O assunto do prazer carnal é uma espécie de leitmotiv do disco. Como curiosidade, posso dizer que é a Luciana Paes de Barros que faz os orgasmos femininos e o som do jegue [jumento], que é o animal que goza com mais escândalo, com mais libertação de energia. É o animal mais pornográfico, ou pelo menos pornofónico. E, claro, não podia fazer um disco sobre o amor sem levar em consideração os homossexuais e as lésbicas. Esse universo está em Elaeu, que é interpretada por Edson Cordeiro, que é um cantor assumidamente homossexual e que cantou esse tema com muita dignidade. Depois tem Para lá do Pará onde eu canto como se fosse uma mulher e faço também uma especulação sobre o mundo das lésbicas, aquela coisa de querer uma intimidade que não seja de jeito nenhum profanada pela estranheza que o homem significa para todas as mulheres, lésbicas ou não. E, à medida que se aproxima o final, parece que tudo vai terminar em pizza, como se diz no Brasil, ou seja, parece que tudo vai terminar em flores quando a personagem feminina principal, a Teresa, vendo que os termos continuam mais ou menos os mesmos do início, dá um pontapé na barraca e novamente faz uma tomada de consciência da situação da mulher. Tudo fica na mesma.

Acha que as pessoas vão perceber toda a complexidade desta narrativa?

Ouvindo o disco dá para perceber a narrativa, mas o libreto esclarece uma ou outra coisa. Eu fiz um disco para ser ouvido e quis muito que as músicas fossem belas.

Queria fazer um disco popular mas, se tem algumas músicas que ficam no ouvido, a verdade é que este disco está cheio de referências - a Chico Buarque e Vinicius de Morais, a Ibsen e a Cervantes, aos Beatles e a Platão...

Já que você fez o carinho de dizer que algumas músicas ficam no ouvido, então eu diria assim se você quer um disco só para ouvir musiquinhas bonitas compre esse, se você quer um disco que tem um segundo corpo que está escondido sob esse, compre esse que vai descobrir, pois este é um disco muito sofisticado.

Como é que foi trabalhar com o grupo de jovens da Trama?

Adorei. O Jair de Oliveira [produtor do disco] é um génio, ele é o responsável por tudo o que tem de belo no disco. E tem outros participantes, como a Susana Salles, a Luciana Mello, a Zélia Duncan, que eu trato como minha filha... É fantástico trabalhar com estes jovens. E é como fala a Hannah Arendt nós não sabemos qual será o destino do planeta porque não sabemos o que é que esses estrangeiros que nascem todo o dia vão querer fazer. Eu tenho 68 anos mas continuo cantando para um público cada vez mais jovem. A média dos compradores do meu disco, no Brasil, é de 18 anos.
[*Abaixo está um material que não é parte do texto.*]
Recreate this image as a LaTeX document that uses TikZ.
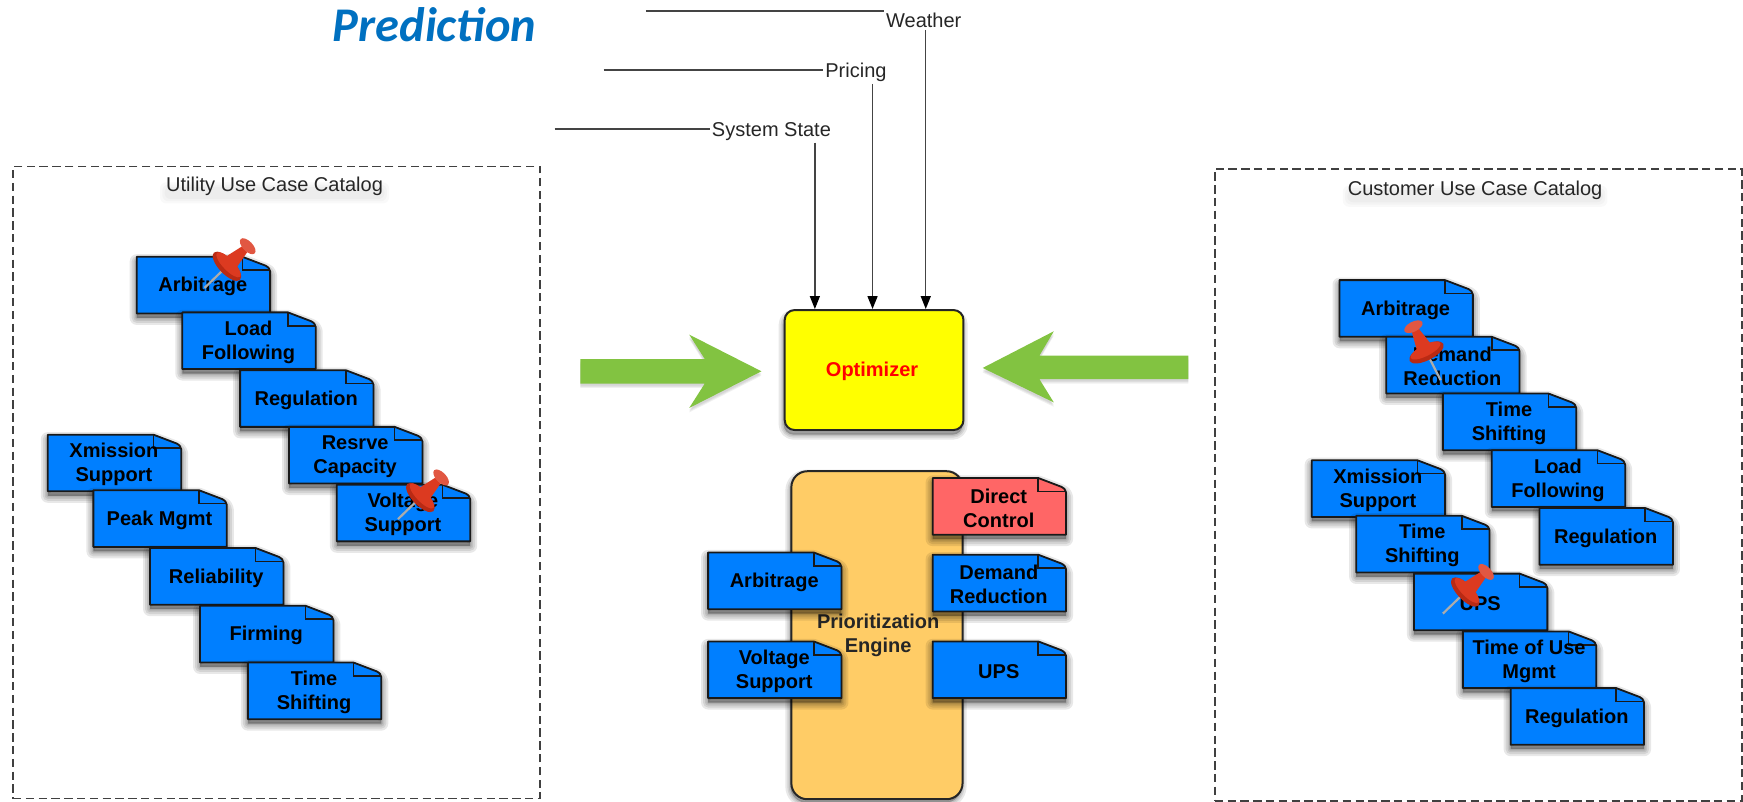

Talvez seja por causa da rebeldia, que é o principal produto que eu confecciono. É que sem a dose certa dessa proteína que é a rebeldia qualquer geração fenece e não vinga.

Os concertos vão ser baseados só neste disco?

Todos os concertos serão somente essa opereta. Eu não faço outra coisa que não seja um teatro-pop, porque como não tenho voz de cantor para ficar lá contemplando qualquer coisa, estou sempre lançando o anzol no cognitivo das plateias. Fica uma coisa com continuidade dramática.

É verdade que vão estar vestidos de mendigos?

Tratando a mulher mal, o homem ficou numa situação tão deplorável em relação ao amor que é um verdadeiro mendigo. Por isso, eu e os elementos masculinos da banda nos vestimos como mendigos, enquanto as mulheres estão vestidas elegantemente. Isto também tem a ver com a Diotimia de Mantinea, que foi quem ensinou a Sócrates tudo sobre o amor. Ela dizia que o amor é filho da pobreza e do recurso.